The subtlety of "Inside" is practically nonexistent. The wealthy elite, as represented by the owner of this outlandishly opulent penthouse, create an environment that is inhospitable to the humble thief in every way. The air conditioning and central heating, designed as a luxurious feature to pamper the occupant by keeping them within an exact degree or two of optimal comfort, wreak havoc on Nemo's system, freezing him one moment and giving him heat stroke the next. 

The high-tech smart fridge plays "Macarena" whenever the door is left open for too long, driving Nemo to the brink of madness, and although the food it contains within is all luxurious — caviar is featured extensively — none of it is actually practical as sustenance. The only water available in the entire apartment is in the small aquatic feature and the indoor garden for plants — not exactly useful for maintaining human life, at least until Nemo is able to rig a system to salvage some of it for his own needs. Essentially, everything in this apartment that represents affluence and grandeur is turned against Nemo, making it that much harder for him to survive. A gorgeous penthouse apartment, or a harsh landscape unfit for human habitation — who's to say?

The power of Willem Dafoe

The premise of "Inside" is a solid one, but it's also fair to say that there is no way on Earth that this film would work quite as well as it does without Willem Dafoe in the lead role. Indeed, it's difficult to think of another actor who could handle this much alone time on screen and keep it interesting. He sits perennially on the verge of madness the longer that he spends trapped in this apartment, attempting to cling to vestiges of humanity even as he begins to lose hope. 

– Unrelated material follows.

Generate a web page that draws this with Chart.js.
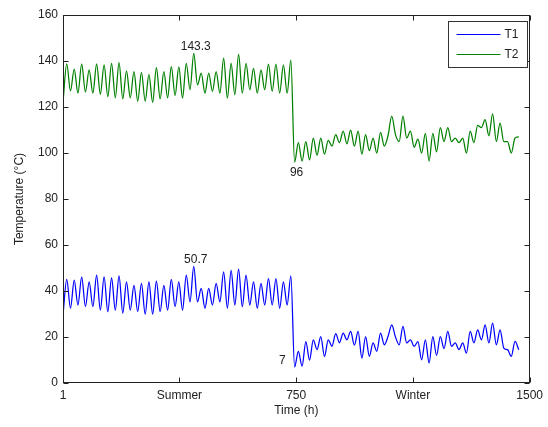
<!DOCTYPE html>
<html>
<head>
<meta charset="utf-8">
<script src="https://cdn.jsdelivr.net/npm/chart.js@4/dist/chart.umd.min.js"></script>
<style>
  body { margin: 0; background: #fff; }
  #tempPlotWrapper { width: 548px; height: 427px; }
</style>
</head>
<body>
<div id="tempPlotWrapper"><canvas id="tempPlot" width="548" height="427"></canvas></div>
<script>
// one reading every 12 h (daily max / min)
const stepHours = 12

const t1Values = [
  29.6, 45.1, 32.5, 44.7, 33.9, 46.1, 33.2, 44, 33.2, 46.9,
  31.7, 46.1, 31, 45.7, 31.7, 46.6, 30.3, 44, 31.7, 42.5,
  31, 43.3, 29.9, 44, 29.9, 44.3, 31, 42.5, 31.7, 45.1,
  33.2, 44, 31.7, 46.9, 35.3, 50.7, 35.3, 41.1, 32.5, 41.1,
  33.9, 43.3, 35.3, 48.3, 32.5, 49, 33.9, 49.5, 33.2, 46.9,
  33.9, 44, 32.5, 43.3, 33.9, 45.4, 33.9, 45.4, 32.5, 44,
  33.9, 46.6,
  7, 13.8, 7.3, 18, 10, 18.8, 14.5, 20.2, 11.5, 18.8,
  16, 21.5, 17.5, 21.7, 18.8, 22.4, 16.5, 22.4, 10.8, 20.2,
  11.6, 17.4, 13.8, 21.7, 16.6, 20.2, 25.3, 20, 16.6, 24.6,
  17.4, 18.8, 15.9, 18,
  10.1, 18.8, 8.7, 20.2, 12, 20.2, 15, 22.4, 15.9, 17.4,
  14.5, 17.4, 13, 22.4, 17.4, 23.1, 18.8, 25.3, 17.4, 26,
  16.6, 23.1, 15.2, 14.5, 11.6, 18.1, 14.5
]

const t2Values = [
  122, 138.7, 127, 136.5, 126, 138.7, 126.5, 136.1, 126, 138.7,
  125.5, 138.3, 124.5, 139, 124, 139.3, 123.5, 135.7, 124, 135.4,
  122.5, 135.1, 122.5, 134.2, 122, 137.1, 123.5, 135.4, 124, 137.6,
  125, 137.5, 123.9, 139, 127.5, 143.3, 129.6, 134.7, 126, 134.7,
  126.8, 135.4, 126, 141.2, 123.9, 139, 125.3, 142.9, 126, 139,
  127.5, 136.8, 126, 136.1, 127.5, 138.6, 126.8, 138.6, 126, 138.3,
  126, 140.4,
  96, 104.5, 96.5, 105, 97, 106.5, 99, 106.5, 99.5, 105.5,
  103, 108, 104.5, 109.5, 104, 110, 103, 109.5, 99.5, 108,
  101, 106.5, 100, 109, 103, 107.5, 116, 108, 105, 116,
  106.5, 109.5, 102.5, 106,
  100, 108.5, 96.5, 108.5, 100.5, 111, 105, 111, 105, 106.5,
  104.5, 106.5, 100, 109.5, 104.5, 112, 111, 114.5, 107.5, 117,
  105, 113, 105, 105, 100, 106.5, 107
]

const seriesNames = ['T1', 'T2']
const xTickValues = [1, 375, 750, 1125, 1500]
const xTickLabels = ['1', 'Summer', '750', 'Winter', '1500']
const yTickValues = [0, 20, 40, 60, 80, 100, 120, 140, 160]

const seriesColors = ['#0000ff', '#008000']
const inkColor = '#222'
const fontFamily = "'Liberation Sans', Arial, sans-serif"

const toPoints = values => values.map((v, i) => ({x: 1 + i * stepHours, y: v}))

// labels of the extremes: which series, max or min, and where the text sits
const extremeNotes = [
  {series: 1, pick: 'max', side: 'above'},
  {series: 0, pick: 'max', side: 'above'},
  {series: 1, pick: 'min', side: 'below'},
  {series: 0, pick: 'min', side: 'left'}
]

const matlabLook = {
  id: 'matlabLook',
  afterDatasetsDraw(chart) {
    const {ctx, chartArea: a, scales: {x, y}} = chart
    ctx.save()
    ctx.strokeStyle = inkColor
    ctx.lineWidth = 1
    const l = Math.round(a.left) + 0.5, r = Math.round(a.right) - 0.5
    const t = Math.round(a.top) + 0.5, b = Math.round(a.bottom) - 0.5
    ctx.strokeRect(l, t, r - l, b - t)
    ctx.beginPath()
    xTickValues.forEach(v => {
      const px = Math.round(x.getPixelForValue(v)) + 0.5
      ctx.moveTo(px, b); ctx.lineTo(px, b - 5)
      ctx.moveTo(px, t); ctx.lineTo(px, t + 5)
    })
    yTickValues.forEach(v => {
      const py = Math.round(y.getPixelForValue(v)) + 0.5
      ctx.moveTo(l, py); ctx.lineTo(l + 5, py)
      ctx.moveTo(r, py); ctx.lineTo(r - 5, py)
    })
    ctx.stroke()

    // extreme values
    ctx.fillStyle = inkColor
    ctx.font = '12px ' + fontFamily
    extremeNotes.forEach(n => {
      const vals = chart.data.datasets[n.series].data
      let best = 0
      vals.forEach((p, i) => {
        if (n.pick === 'max' ? p.y > vals[best].y : p.y < vals[best].y) best = i
      })
      const px = x.getPixelForValue(vals[best].x)
      const py = y.getPixelForValue(vals[best].y)
      const label = String(vals[best].y)
      if (n.side === 'above') {
        ctx.textAlign = 'center'; ctx.textBaseline = 'bottom'
        ctx.fillText(label, px + 2, py - 1)
      } else if (n.side === 'below') {
        ctx.textAlign = 'center'; ctx.textBaseline = 'top'
        ctx.fillText(label, px + 2, py + 4)
      } else {
        ctx.textAlign = 'right'; ctx.textBaseline = 'middle'
        ctx.fillText(label, px - 9, py - 6)
      }
    })

    // legend box, top right inside the axes
    const bx = 448.5, by = 21.5, bw = 79, bh = 46
    ctx.fillStyle = '#fff'
    ctx.fillRect(bx, by, bw, bh)
    ctx.strokeStyle = '#333'
    ctx.strokeRect(bx, by, bw, bh)
    chart.data.datasets.forEach((ds, i) => {
      const ly = Math.round(by + 12 + i * 20) + 0.5
      ctx.strokeStyle = ds.borderColor
      ctx.beginPath()
      ctx.moveTo(bx + 8, ly); ctx.lineTo(bx + 52, ly)
      ctx.stroke()
      ctx.fillStyle = inkColor
      ctx.textAlign = 'left'; ctx.textBaseline = 'middle'
      ctx.fillText(ds.label, bx + 56, ly)
    })
    ctx.restore()
  }
}

new Chart(document.getElementById('tempPlot'), {
  type: 'line',
  data: {
    datasets: [{
      label: seriesNames[0],
      data: toPoints(t1Values),
      borderColor: seriesColors[0],
      borderWidth: 1.25,
      pointRadius: 0,
      cubicInterpolationMode: 'monotone',
      fill: false
    }, {
      label: seriesNames[1],
      data: toPoints(t2Values),
      borderColor: seriesColors[1],
      borderWidth: 1.25,
      pointRadius: 0,
      cubicInterpolationMode: 'monotone',
      fill: false
    }]
  },
  options: {
    responsive: false,
    animation: false,
    layout: {padding: {top: 15, right: 15, left: 0, bottom: 0}},
    plugins: {legend: {display: false}, tooltip: {enabled: false}},
    scales: {
      x: {
        type: 'linear',
        min: 1,
        max: 1500,
        afterBuildTicks: scale => { scale.ticks = xTickValues.map(v => ({value: v})) },
        afterFit: scale => { scale.height = 44 },
        grid: {display: false, drawTicks: false},
        border: {display: false},
        ticks: {
          autoSkip: false,
          maxRotation: 0,
          padding: 5,
          color: inkColor,
          font: {family: fontFamily, size: 12},
          callback: v => xTickLabels[xTickValues.indexOf(v)]
        },
        title: {
          display: true,
          text: 'Time (h)',
          color: inkColor,
          font: {family: fontFamily, size: 12},
          padding: {top: 0, bottom: 9}
        }
      },
      y: {
        min: 0,
        max: 160,
        afterBuildTicks: scale => { scale.ticks = yTickValues.map(v => ({value: v})) },
        afterFit: scale => { scale.width = 63 },
        grid: {display: false, drawTicks: false},
        border: {display: false},
        ticks: {
          padding: 5,
          color: inkColor,
          font: {family: fontFamily, size: 12}
        },
        title: {
          display: true,
          text: 'Temperature (°C)',
          color: inkColor,
          font: {family: fontFamily, size: 12},
          padding: {top: 12, bottom: 0}
        }
      }
    }
  },
  plugins: [matlabLook]
})
</script>
</body>
</html>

He pretends to be the host of a cooking show as he prepares his meager portions with the scraps he is able to find around the apartment. He watches security footage of the employees who work elsewhere in the building — especially Jasmine, the maid whose earbuds and vacuum prevent her from hearing Nemo's pleas for rescue — as though they're the most engrossing soap opera he's ever seen. His survivalist plans seem logical, clever even, in the beginning, but as his situation becomes direr it grows difficult to ignore the feeling that he's simply staving off the inevitable. His eccentricities become more pronounced, and he vacillates between high spirits and moroseness throughout the film. Dafoe's unique screen presence carries the weight of "Inside."

Brutal minimalism

There are moments in "Inside" that feel repetitive: We realize fairly early on where this is all headed, and despite the creativity Katsoupis displays in his efforts to invent new problems for Nemo, it begins to lose its novelty after a while. Still, this is overcome by the film's pitch-perfect production design. Never has a sparsely decorated, modernist penthouse felt quite so foreboding and unwelcoming. (It's no coincidence that the windows make the room look like a prison.) Everything is so pared down, visually and from a performance perspective, that there's nowhere to hide. The fact that "Inside" is riveting for the majority of its runtime is a testament to the space itself, and how well Dafoe functions within it.

With the power of Dafoe working at his most off-kilter, it brings to life a harrowing story that is as much a traditional thriller as it is a treatise on class conflict. Throughout the film, we never lose sight of the fascinating contrast between what this apartment was designed to be, and what it becomes. The hostility of the space is relentless, as Dafoe finds himself trapped in an incredibly bougie nightmare. Self-contained, clever, and consistently engaging, "Inside" generates an intensity that belies its simple premise.

"Inside" is now playing in limited theaters.